┌──
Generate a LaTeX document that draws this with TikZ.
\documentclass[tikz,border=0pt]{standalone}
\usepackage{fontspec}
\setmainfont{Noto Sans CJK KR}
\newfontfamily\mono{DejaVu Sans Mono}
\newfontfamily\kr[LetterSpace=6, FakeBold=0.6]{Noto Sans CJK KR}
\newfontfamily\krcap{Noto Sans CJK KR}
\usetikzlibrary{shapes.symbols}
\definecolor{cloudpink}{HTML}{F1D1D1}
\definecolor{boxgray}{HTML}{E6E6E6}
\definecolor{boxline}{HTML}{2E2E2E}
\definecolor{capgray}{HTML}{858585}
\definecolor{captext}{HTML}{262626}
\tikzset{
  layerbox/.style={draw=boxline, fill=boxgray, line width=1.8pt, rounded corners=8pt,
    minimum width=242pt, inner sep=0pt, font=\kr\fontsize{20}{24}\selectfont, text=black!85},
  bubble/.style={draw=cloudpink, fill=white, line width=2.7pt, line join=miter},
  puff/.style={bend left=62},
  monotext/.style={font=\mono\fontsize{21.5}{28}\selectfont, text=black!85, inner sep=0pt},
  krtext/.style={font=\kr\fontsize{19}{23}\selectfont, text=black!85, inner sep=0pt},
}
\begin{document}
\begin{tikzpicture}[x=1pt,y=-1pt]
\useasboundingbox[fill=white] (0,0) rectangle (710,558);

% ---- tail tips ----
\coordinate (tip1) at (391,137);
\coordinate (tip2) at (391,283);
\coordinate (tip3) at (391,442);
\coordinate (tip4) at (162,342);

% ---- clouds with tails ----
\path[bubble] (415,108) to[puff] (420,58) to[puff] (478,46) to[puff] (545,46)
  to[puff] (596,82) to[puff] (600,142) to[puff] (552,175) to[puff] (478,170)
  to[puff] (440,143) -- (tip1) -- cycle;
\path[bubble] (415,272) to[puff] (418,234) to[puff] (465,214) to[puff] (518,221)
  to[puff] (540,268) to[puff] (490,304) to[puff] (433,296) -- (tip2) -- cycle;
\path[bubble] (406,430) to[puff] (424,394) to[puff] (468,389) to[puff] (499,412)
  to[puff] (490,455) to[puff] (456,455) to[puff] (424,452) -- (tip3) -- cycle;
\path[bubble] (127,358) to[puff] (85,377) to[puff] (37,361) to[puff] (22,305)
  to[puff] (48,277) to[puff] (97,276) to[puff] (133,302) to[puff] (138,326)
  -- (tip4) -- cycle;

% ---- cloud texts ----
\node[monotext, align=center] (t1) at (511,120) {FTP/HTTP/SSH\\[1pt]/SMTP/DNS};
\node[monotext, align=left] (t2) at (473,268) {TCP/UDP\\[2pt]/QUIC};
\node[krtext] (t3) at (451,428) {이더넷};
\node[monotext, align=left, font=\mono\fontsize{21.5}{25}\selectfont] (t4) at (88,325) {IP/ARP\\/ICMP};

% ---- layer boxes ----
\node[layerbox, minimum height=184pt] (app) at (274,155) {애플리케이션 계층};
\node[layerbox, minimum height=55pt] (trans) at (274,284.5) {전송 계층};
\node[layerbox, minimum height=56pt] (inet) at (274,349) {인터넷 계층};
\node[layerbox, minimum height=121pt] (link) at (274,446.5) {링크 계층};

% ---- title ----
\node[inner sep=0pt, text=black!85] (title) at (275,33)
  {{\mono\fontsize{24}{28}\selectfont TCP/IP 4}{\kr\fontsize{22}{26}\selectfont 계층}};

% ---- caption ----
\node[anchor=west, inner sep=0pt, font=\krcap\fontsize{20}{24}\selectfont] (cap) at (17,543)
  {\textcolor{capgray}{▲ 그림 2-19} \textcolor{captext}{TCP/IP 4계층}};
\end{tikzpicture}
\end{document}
└──
Extract the lines above, from the first one through the one containing "(0,0) rectangle (710,558);", and return only those, unchanged.

◆ **PROBLEM SOLUTION**:
Generate a LaTeX document that draws this with TikZ.
\documentclass[tikz,border=0pt]{standalone}
\usepackage{fontspec}
\setmainfont{Noto Sans CJK KR}
\newfontfamily\mono{DejaVu Sans Mono}
\newfontfamily\kr[LetterSpace=6, FakeBold=0.6]{Noto Sans CJK KR}
\newfontfamily\krcap{Noto Sans CJK KR}
\usetikzlibrary{shapes.symbols}
\definecolor{cloudpink}{HTML}{F1D1D1}
\definecolor{boxgray}{HTML}{E6E6E6}
\definecolor{boxline}{HTML}{2E2E2E}
\definecolor{capgray}{HTML}{858585}
\definecolor{captext}{HTML}{262626}
\tikzset{
  layerbox/.style={draw=boxline, fill=boxgray, line width=1.8pt, rounded corners=8pt,
    minimum width=242pt, inner sep=0pt, font=\kr\fontsize{20}{24}\selectfont, text=black!85},
  bubble/.style={draw=cloudpink, fill=white, line width=2.7pt, line join=miter},
  puff/.style={bend left=62},
  monotext/.style={font=\mono\fontsize{21.5}{28}\selectfont, text=black!85, inner sep=0pt},
  krtext/.style={font=\kr\fontsize{19}{23}\selectfont, text=black!85, inner sep=0pt},
}
\begin{document}
\begin{tikzpicture}[x=1pt,y=-1pt]
\useasboundingbox[fill=white] (0,0) rectangle (710,558);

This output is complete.